_GOAL_
Print the listing in its entirety and exactly, leaving out images.

◆ ◆ ◆ ◆ ◆

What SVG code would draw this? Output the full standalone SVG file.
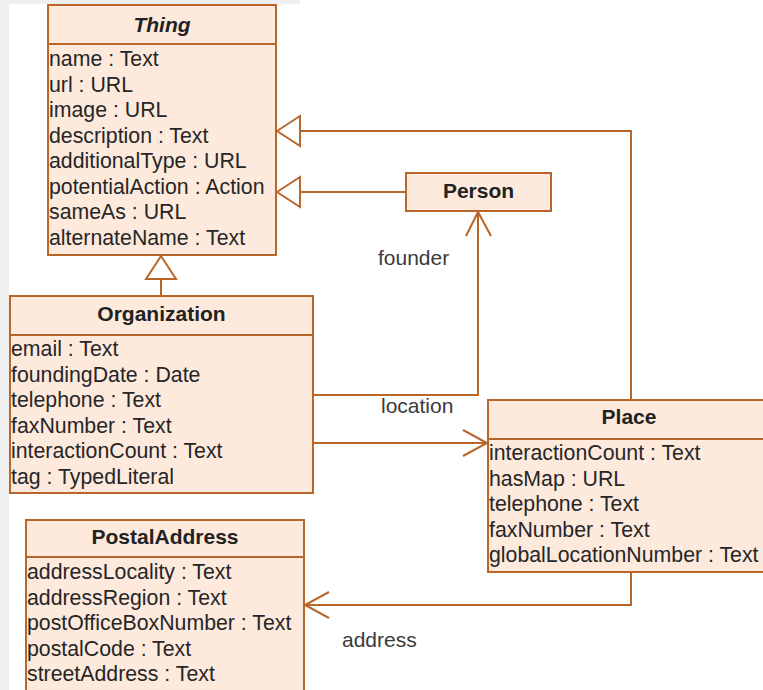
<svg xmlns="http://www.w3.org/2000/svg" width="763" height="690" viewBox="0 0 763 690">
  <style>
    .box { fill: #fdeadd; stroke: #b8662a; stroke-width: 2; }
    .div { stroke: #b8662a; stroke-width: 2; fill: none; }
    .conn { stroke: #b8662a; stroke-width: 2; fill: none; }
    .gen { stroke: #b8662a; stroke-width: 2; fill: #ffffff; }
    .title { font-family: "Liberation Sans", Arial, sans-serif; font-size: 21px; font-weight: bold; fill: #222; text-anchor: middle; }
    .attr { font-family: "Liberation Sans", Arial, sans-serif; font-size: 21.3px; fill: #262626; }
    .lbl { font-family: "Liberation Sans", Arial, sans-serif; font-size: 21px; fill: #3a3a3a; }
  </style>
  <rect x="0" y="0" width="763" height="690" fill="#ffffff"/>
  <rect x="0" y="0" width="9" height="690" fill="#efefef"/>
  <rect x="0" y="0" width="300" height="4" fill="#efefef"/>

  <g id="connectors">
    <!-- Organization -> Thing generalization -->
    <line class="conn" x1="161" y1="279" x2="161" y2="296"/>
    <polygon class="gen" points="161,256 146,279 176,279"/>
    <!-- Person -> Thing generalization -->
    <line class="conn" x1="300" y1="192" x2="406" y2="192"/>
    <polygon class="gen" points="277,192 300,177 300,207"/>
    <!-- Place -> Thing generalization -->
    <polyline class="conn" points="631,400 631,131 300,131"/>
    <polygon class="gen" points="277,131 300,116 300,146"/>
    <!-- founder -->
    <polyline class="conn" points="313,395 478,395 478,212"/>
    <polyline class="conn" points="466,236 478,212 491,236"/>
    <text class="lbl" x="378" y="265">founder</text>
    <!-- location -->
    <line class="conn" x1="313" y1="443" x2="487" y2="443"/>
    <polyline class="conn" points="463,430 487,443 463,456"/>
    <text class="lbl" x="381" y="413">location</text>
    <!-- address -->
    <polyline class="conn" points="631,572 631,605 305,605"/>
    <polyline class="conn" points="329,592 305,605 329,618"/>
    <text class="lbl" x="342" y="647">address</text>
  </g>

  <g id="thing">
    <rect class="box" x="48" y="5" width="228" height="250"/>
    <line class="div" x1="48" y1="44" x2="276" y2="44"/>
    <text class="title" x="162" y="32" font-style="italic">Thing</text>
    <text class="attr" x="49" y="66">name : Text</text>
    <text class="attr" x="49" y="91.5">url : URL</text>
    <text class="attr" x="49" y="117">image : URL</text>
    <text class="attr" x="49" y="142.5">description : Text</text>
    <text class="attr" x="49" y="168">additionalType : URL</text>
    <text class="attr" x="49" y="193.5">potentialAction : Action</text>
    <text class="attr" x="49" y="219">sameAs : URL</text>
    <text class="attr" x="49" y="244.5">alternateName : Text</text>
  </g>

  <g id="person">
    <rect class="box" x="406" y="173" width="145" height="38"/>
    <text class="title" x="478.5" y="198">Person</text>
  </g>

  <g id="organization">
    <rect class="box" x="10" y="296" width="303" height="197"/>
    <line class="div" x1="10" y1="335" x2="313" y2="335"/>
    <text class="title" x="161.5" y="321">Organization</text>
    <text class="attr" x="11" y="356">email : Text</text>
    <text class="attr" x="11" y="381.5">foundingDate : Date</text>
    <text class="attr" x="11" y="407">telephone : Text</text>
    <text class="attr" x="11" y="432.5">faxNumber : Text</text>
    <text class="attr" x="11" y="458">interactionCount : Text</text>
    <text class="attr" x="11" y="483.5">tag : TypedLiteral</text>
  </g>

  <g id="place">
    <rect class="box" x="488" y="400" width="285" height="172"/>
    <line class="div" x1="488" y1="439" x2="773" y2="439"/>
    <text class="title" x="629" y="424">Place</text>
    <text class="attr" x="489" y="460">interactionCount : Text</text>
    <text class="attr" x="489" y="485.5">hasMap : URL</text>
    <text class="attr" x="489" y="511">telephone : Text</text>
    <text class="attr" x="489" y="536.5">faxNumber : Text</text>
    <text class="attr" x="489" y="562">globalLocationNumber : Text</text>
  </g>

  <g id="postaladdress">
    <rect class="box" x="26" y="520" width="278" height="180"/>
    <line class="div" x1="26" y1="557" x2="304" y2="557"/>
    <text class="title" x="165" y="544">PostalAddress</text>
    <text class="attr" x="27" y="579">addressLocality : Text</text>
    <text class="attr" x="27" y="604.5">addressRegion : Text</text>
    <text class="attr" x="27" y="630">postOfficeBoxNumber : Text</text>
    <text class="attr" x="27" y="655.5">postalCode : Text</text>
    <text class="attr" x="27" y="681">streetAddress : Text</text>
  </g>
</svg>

◆ ◆ ◆ ◆ ◆

_SOLUTION_
What SVG code would draw this? Output the full standalone SVG file.
<svg xmlns="http://www.w3.org/2000/svg" width="763" height="690" viewBox="0 0 763 690">
  <style>
    .box { fill: #fdeadd; stroke: #b8662a; stroke-width: 2; }
    .div { stroke: #b8662a; stroke-width: 2; fill: none; }
    .conn { stroke: #b8662a; stroke-width: 2; fill: none; }
    .gen { stroke: #b8662a; stroke-width: 2; fill: #ffffff; }
    .title { font-family: "Liberation Sans", Arial, sans-serif; font-size: 21px; font-weight: bold; fill: #222; text-anchor: middle; }
    .attr { font-family: "Liberation Sans", Arial, sans-serif; font-size: 21.3px; fill: #262626; }
    .lbl { font-family: "Liberation Sans", Arial, sans-serif; font-size: 21px; fill: #3a3a3a; }
  </style>
  <rect x="0" y="0" width="763" height="690" fill="#ffffff"/>
  <rect x="0" y="0" width="9" height="690" fill="#efefef"/>
  <rect x="0" y="0" width="300" height="4" fill="#efefef"/>

  <g id="connectors">
    <!-- Organization -> Thing generalization -->
    <line class="conn" x1="161" y1="279" x2="161" y2="296"/>
    <polygon class="gen" points="161,256 146,279 176,279"/>
    <!-- Person -> Thing generalization -->
    <line class="conn" x1="300" y1="192" x2="406" y2="192"/>
    <polygon class="gen" points="277,192 300,177 300,207"/>
    <!-- Place -> Thing generalization -->
    <polyline class="conn" points="631,400 631,131 300,131"/>
    <polygon class="gen" points="277,131 300,116 300,146"/>
    <!-- founder -->
    <polyline class="conn" points="313,395 478,395 478,212"/>
    <polyline class="conn" points="466,236 478,212 491,236"/>
    <text class="lbl" x="378" y="265">founder</text>
    <!-- location -->
    <line class="conn" x1="313" y1="443" x2="487" y2="443"/>
    <polyline class="conn" points="463,430 487,443 463,456"/>
    <text class="lbl" x="381" y="413">location</text>
    <!-- address -->
    <polyline class="conn" points="631,572 631,605 305,605"/>
    <polyline class="conn" points="329,592 305,605 329,618"/>
    <text class="lbl" x="342" y="647">address</text>
  </g>

  <g id="thing">
    <rect class="box" x="48" y="5" width="228" height="250"/>
    <line class="div" x1="48" y1="44" x2="276" y2="44"/>
    <text class="title" x="162" y="32" font-style="italic">Thing</text>
    <text class="attr" x="49" y="66">name : Text</text>
    <text class="attr" x="49" y="91.5">url : URL</text>
    <text class="attr" x="49" y="117">image : URL</text>
    <text class="attr" x="49" y="142.5">description : Text</text>
    <text class="attr" x="49" y="168">additionalType : URL</text>
    <text class="attr" x="49" y="193.5">potentialAction : Action</text>
    <text class="attr" x="49" y="219">sameAs : URL</text>
    <text class="attr" x="49" y="244.5">alternateName : Text</text>
  </g>

  <g id="person">
    <rect class="box" x="406" y="173" width="145" height="38"/>
    <text class="title" x="478.5" y="198">Person</text>
  </g>

  <g id="organization">
    <rect class="box" x="10" y="296" width="303" height="197"/>
    <line class="div" x1="10" y1="335" x2="313" y2="335"/>
    <text class="title" x="161.5" y="321">Organization</text>
    <text class="attr" x="11" y="356">email : Text</text>
    <text class="attr" x="11" y="381.5">foundingDate : Date</text>
    <text class="attr" x="11" y="407">telephone : Text</text>
    <text class="attr" x="11" y="432.5">faxNumber : Text</text>
    <text class="attr" x="11" y="458">interactionCount : Text</text>
    <text class="attr" x="11" y="483.5">tag : TypedLiteral</text>
  </g>

  <g id="place">
    <rect class="box" x="488" y="400" width="285" height="172"/>
    <line class="div" x1="488" y1="439" x2="773" y2="439"/>
    <text class="title" x="629" y="424">Place</text>
    <text class="attr" x="489" y="460">interactionCount : Text</text>
    <text class="attr" x="489" y="485.5">hasMap : URL</text>
    <text class="attr" x="489" y="511">telephone : Text</text>
    <text class="attr" x="489" y="536.5">faxNumber : Text</text>
    <text class="attr" x="489" y="562">globalLocationNumber : Text</text>
  </g>

  <g id="postaladdress">
    <rect class="box" x="26" y="520" width="278" height="180"/>
    <line class="div" x1="26" y1="557" x2="304" y2="557"/>
    <text class="title" x="165" y="544">PostalAddress</text>
    <text class="attr" x="27" y="579">addressLocality : Text</text>
    <text class="attr" x="27" y="604.5">addressRegion : Text</text>
    <text class="attr" x="27" y="630">postOfficeBoxNumber : Text</text>
    <text class="attr" x="27" y="655.5">postalCode : Text</text>
    <text class="attr" x="27" y="681">streetAddress : Text</text>
  </g>
</svg>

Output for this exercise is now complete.